Health care access, Medicaid expansion remain at center of Gold Dome debate over Georgia hospital rules

The gold dome of the Georgia Capitol gleams in the sun, Aug. 27, 2022, in front of the skyline of downtown Atlanta. Some U.S. urban areas gained population. But it’s not because of a sudden flood of moving trucks into Atlanta, New Orleans and San Francisco. According to a Federal Register notice published Tuesday, Sept. 12, 2023, it's because the U.S. Census Bureau corrected errors made in the estimates of population urban areas that were released in December 2022. (AP Photo/Steve Helber, File)

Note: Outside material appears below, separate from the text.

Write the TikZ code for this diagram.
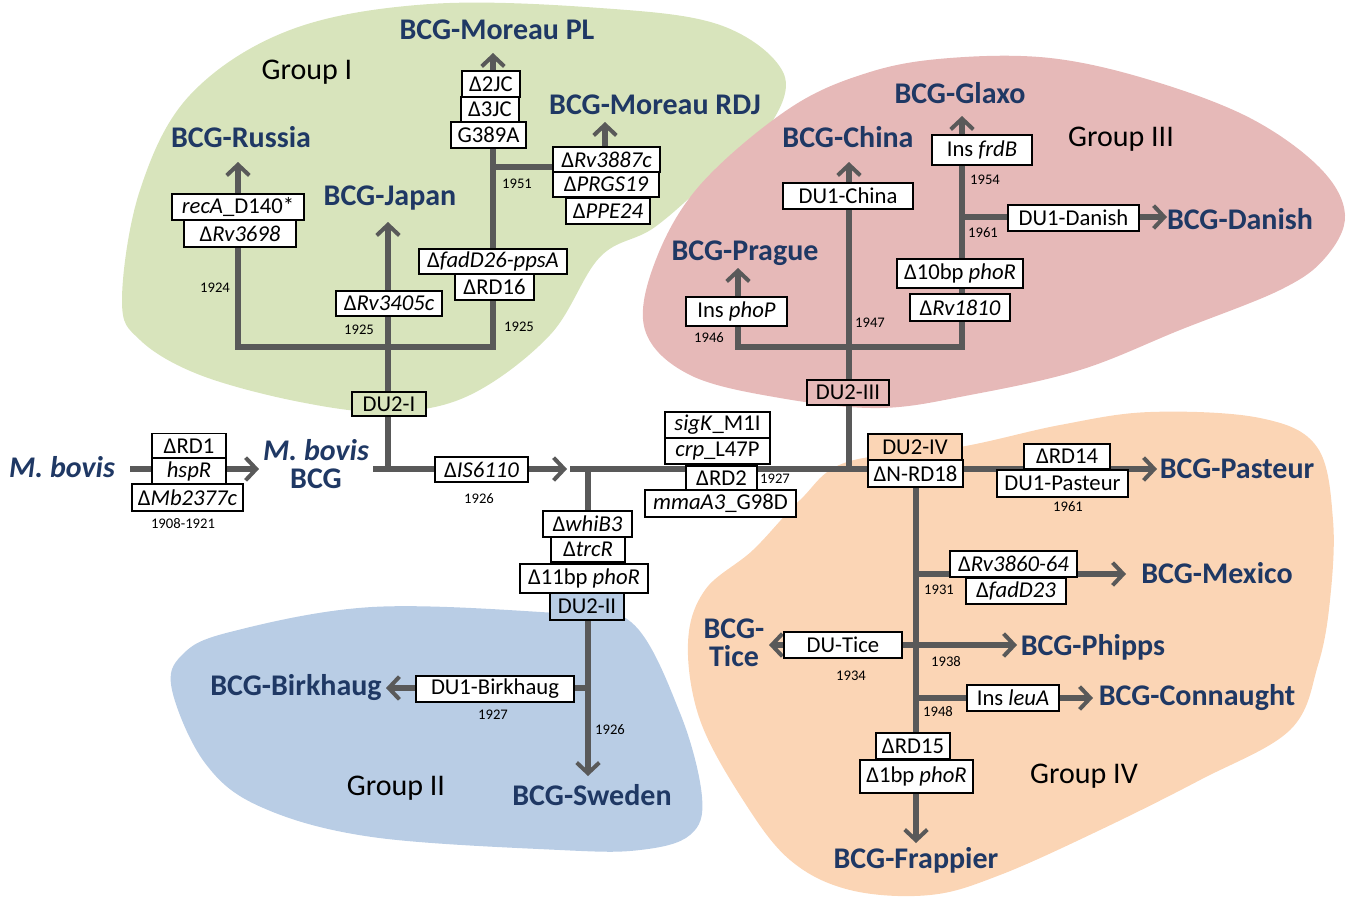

Atlanta could be on track to get a new teaching hospital run by Morehouse School of Medicine. It’s an idea being floated as part of legislation that would scale back Georgia’s hospital regulations known as certificate of need.

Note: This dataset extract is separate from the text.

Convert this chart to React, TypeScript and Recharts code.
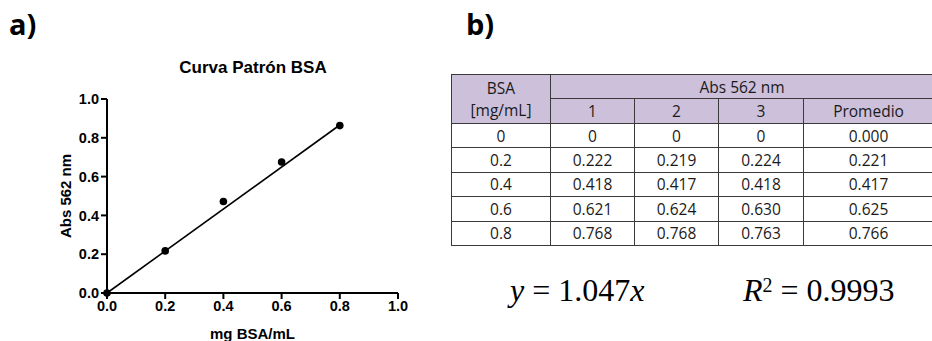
import { ScatterChart, Scatter, XAxis, YAxis } from "recharts"

// standard curve
const concentrations = [0, 0.2, 0.4, 0.6, 0.8]
const absPlotted = [0, 0.217, 0.472, 0.675, 0.863]

// regression line endpoints
const fitX = [0, 0.8]
const fitY = [0, 0.866]

const axisTicks = [0, 0.2, 0.4, 0.6, 0.8, 1.0]

// table b)
const tableBsa = ["0", "0.2", "0.4", "0.6", "0.8"]
const rep1 = ["0", "0.222", "0.418", "0.621", "0.768"]
const rep2 = ["0", "0.219", "0.417", "0.624", "0.768"]
const rep3 = ["0", "0.224", "0.418", "0.630", "0.763"]
const promedio = ["0.000", "0.221", "0.417", "0.625", "0.766"]
const repHeaders = ["1", "2", "3", "Promedio"]
const colWidths = [99, 84, 84, 85, 130]

const arial = "'Liberation Sans', Arial, sans-serif"
const tableFont = "'Open Sans', 'Noto Sans', sans-serif"
const serif = "'Liberation Serif', 'Times New Roman', serif"

const points = concentrations.map((c, i) => ({ x: c, y: absPlotted[i] }))
const fitLine = fitX.map((x, i) => ({ x, y: fitY[i] }))

const cell: React.CSSProperties = {
  border: "1px solid #3a3a3a",
  textAlign: "center",
  padding: 0,
  fontSize: 15.5,
  color: "#1a1a1a",
}

const head: React.CSSProperties = { ...cell, background: "#ccc0da", fontWeight: 400 }

const YLabel = ({ viewBox }: any) => {
  const cx = viewBox.x + 8
  const cy = viewBox.y + viewBox.height / 2
  return (
    <text
      x={cx}
      y={cy}
      transform={`rotate(-90 ${cx} ${cy})`}
      textAnchor="middle"
      dominantBaseline="central"
      fontFamily={arial}
      fontWeight="bold"
      fontSize={15}
      fill="#000"
    >
      Abs 562 nm
    </text>
  )
}

const XLabel = ({ viewBox }: any) => (
  <text
    x={viewBox.x + viewBox.width / 2}
    y={viewBox.y + viewBox.height + 16}
    textAnchor="middle"
    fontFamily={arial}
    fontWeight="bold"
    fontSize={15}
    fill="#000"
  >
    mg BSA/mL
  </text>
)

const tickStyle = { fill: "#000", fontSize: 14.5, fontWeight: "bold", fontFamily: arial }

const panelLabel: React.CSSProperties = {
  position: "absolute",
  top: 4,
  fontFamily: tableFont,
  fontWeight: 700,
  fontSize: 29,
  lineHeight: "40px",
}

export default function App() {
  const rows = tableBsa.map((b, i) => [b, rep1[i], rep2[i], rep3[i], promedio[i]])

  return (
    <div
      style={{
        position: "absolute",
        left: 0,
        top: 0,
        width: 932,
        height: 341,
        overflow: "hidden",
        background: "#fff",
      }}
    >
      <div style={{ ...panelLabel, left: 9 }}>a)</div>
      <div style={{ ...panelLabel, left: 466 }}>b)</div>

      <div
        style={{
          position: "absolute",
          left: 0,
          top: 58,
          width: 506,
          textAlign: "center",
          fontFamily: arial,
          fontWeight: "bold",
          fontSize: 17,
          lineHeight: "20px",
        }}
      >
        Curva Patrón BSA
      </div>

      <div style={{ position: "absolute", left: 0, top: 0 }}>
        <ScatterChart
          width={440}
          height={341}
          margin={{ top: 99, right: 42, bottom: 18, left: 57 }}
        >
          <XAxis
            type="number"
            dataKey="x"
            domain={[0, 1]}
            ticks={axisTicks}
            tickFormatter={(v: number) => v.toFixed(1)}
            height={30}
            tickSize={6}
            axisLine={{ stroke: "#000", strokeWidth: 2 }}
            tickLine={{ stroke: "#000", strokeWidth: 2 }}
            tick={tickStyle}
            label={<XLabel />}
          />
          <YAxis
            type="number"
            dataKey="y"
            domain={[0, 1]}
            ticks={axisTicks}
            tickFormatter={(v: number) => v.toFixed(1)}
            width={50}
            tickSize={6}
            axisLine={{ stroke: "#000", strokeWidth: 2 }}
            tickLine={{ stroke: "#000", strokeWidth: 2 }}
            tick={tickStyle}
            label={<YLabel />}
          />
          <Scatter
            data={fitLine}
            line={{ stroke: "#000", strokeWidth: 1.6 }}
            shape={() => <g />}
            isAnimationActive={false}
          />
          <Scatter
            data={points}
            fill="#000"
            shape={(p: any) => <circle cx={p.cx} cy={p.cy} r={3.8} fill="#000" />}
            isAnimationActive={false}
          />
        </ScatterChart>
      </div>

      <table
        style={{
          position: "absolute",
          left: 451,
          top: 74,
          borderCollapse: "collapse",
          tableLayout: "fixed",
          width: colWidths.reduce((a, b) => a + b, 0),
          fontFamily: tableFont,
        }}
      >
        <colgroup>
          {colWidths.map((w, i) => (
            <col key={i} style={{ width: w }} />
          ))}
        </colgroup>
        <tbody>
          <tr style={{ height: 24 }}>
            <td rowSpan={2} style={{ ...head, lineHeight: "22px" }}>
              BSA
              <br />
              [mg/mL]
            </td>
            <td colSpan={4} style={head}>
              Abs 562 nm
            </td>
          </tr>
          <tr style={{ height: 25 }}>
            {repHeaders.map((h) => (
              <td key={h} style={head}>
                {h}
              </td>
            ))}
          </tr>
          {rows.map((r, i) => (
            <tr key={i} style={{ height: 24.4 }}>
              {r.map((v, j) => (
                <td key={j} style={cell}>
                  {v}
                </td>
              ))}
            </tr>
          ))}
        </tbody>
      </table>

      <div
        style={{
          position: "absolute",
          left: 510,
          top: 274,
          fontFamily: serif,
          fontSize: 32,
          lineHeight: "32px",
          whiteSpace: "nowrap",
        }}
      >
        <i>y</i> = 1.047<i>x</i>
      </div>
      <div
        style={{
          position: "absolute",
          left: 743,
          top: 274,
          fontFamily: serif,
          fontSize: 32,
          lineHeight: "32px",
          whiteSpace: "nowrap",
        }}
      >
        <i>R</i>
        <sup style={{ fontSize: 20, lineHeight: 0, verticalAlign: "0.45em" }}>2</sup> = 0.9993
      </div>
    </div>
  )
}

A new full-service hospital would increase access to health care in the city, more than a year after Wellstar closed its Old Fourth Ward Atlanta Medical Center campus. AMC’s 2022 closure left Grady Memorial Hospital as the Atlanta metro area’s only remaining Level 1 Trauma Center.

House Bill 1339 would ease the decades-old certificate-of-need restrictions governing where health systems can build and expand across the state. It would also increase the tax credit limit for contributions to rural hospitals.   



“The Rural Hospital tax credit program has been a game changer and many times the lifesaver for rural Georgia,” said Sen. Billy Hickman, R-Statesboro, one of HB 1339’s supporters.

During the floor debate, Hickman said that reforming certificate-of-need rules would especially help rural communities struggling with few comprehensive health care options.   

“If our communities don’t have a hospital, they don’t survive. We’ve always seen that. We’ve seen several of our rural hospitals close, and when those hospitals close, that community dies,” he said. “Nobody wants to live in a community that doesn’t have great access to health care.”

He said he was less satisfied with H.B. 1339’s provisions related to ambulatory surgical centers, saying he worries that the centers would not be required to accept every patient regardless of their insurance status or operate 24 hours per day as a full-service hospital would.

At 18, Georgia is one of the states with the most hospitals at risk of closure, according to a recent report from Chartis. The report found that 26% to 30% of rural hospitals in Georgia are vulnerable.

The analysis cited shrinking reimbursements and operating margins among the reasons for vulnerability.

Roughly another dozen have already shut down over the last decade.

“Bad debt, that is what’s driving a lot of them to the brink of closure, said Monty Veazey, who heads the Georgia Alliance of Community Hospitals. “The uninsured, the high deductibles of insured patients, the Medicaid shortfall. So you combine all that together, and that gives you your total uncompensated care, which is a fantastic number.

Sen. David Lucas, D-Macon, spoke passionately on the Senate floor in favor of Medicaid expansion to help prevent further closures.

“It’s about money. It’s about money to go to Phoebe Putney, to home health care, all of our hospitals. They get paid something for the folks that they say they are paying in uncompensated care,” said Lucas.

He said the General Assembly does not need a new study committee to examine ways to close the health care access gap in Georgia — a provision included in the latest version of HB 1339.

Georgia is one of 10 states that have not fully expanded Medicaid, which would insure adults with incomes up to 138% of the federal poverty line.

Gov. Brian Kemp and top GOP lawmakers have said the state’s waiver program, called Georgia Pathways to Coverage, needs more time to grow and is a better solution for Georgia than a full Medicaid expansion under Obamacare.

Pathways offers Medicaid coverage for low-income adults earning up to 100% of the federal poverty line who complete 80 hours per month of work, education, volunteering, or other pre-approved activities.

Fewer than 3,000 people enrolled in Pathways in the program’s first six months.

On Thursday, Minority Leader Sen. Gloria Butler voted for the bill but said she would not vote for a final package if it doesn’t include full Medicaid expansion.

She said she supported language in the bill that could clear the way for a new potential Morehouse-run hospital in the metro area.

At a Gold Dome event marking HBCU Heritage Day, Lt. Gov. Burt Jones said he was discussing the idea with Morehouse School of Medicine.

He said Atlanta needs another trauma center to replace AMC, which handled a high percentage of patients who had no insurance or were underinsured.

“And Atlanta is too big of a town, and metro Atlanta is too big of an area to have just one [Level 1 Trauma hospital]. And this mechanism that we’re putting in place right now will enable us to do that,” he said.

After more than an hour of debate, state Senators voted 43 -11 to send HB 1339 to a conference committee with the House.

The legislative session ends in two weeks.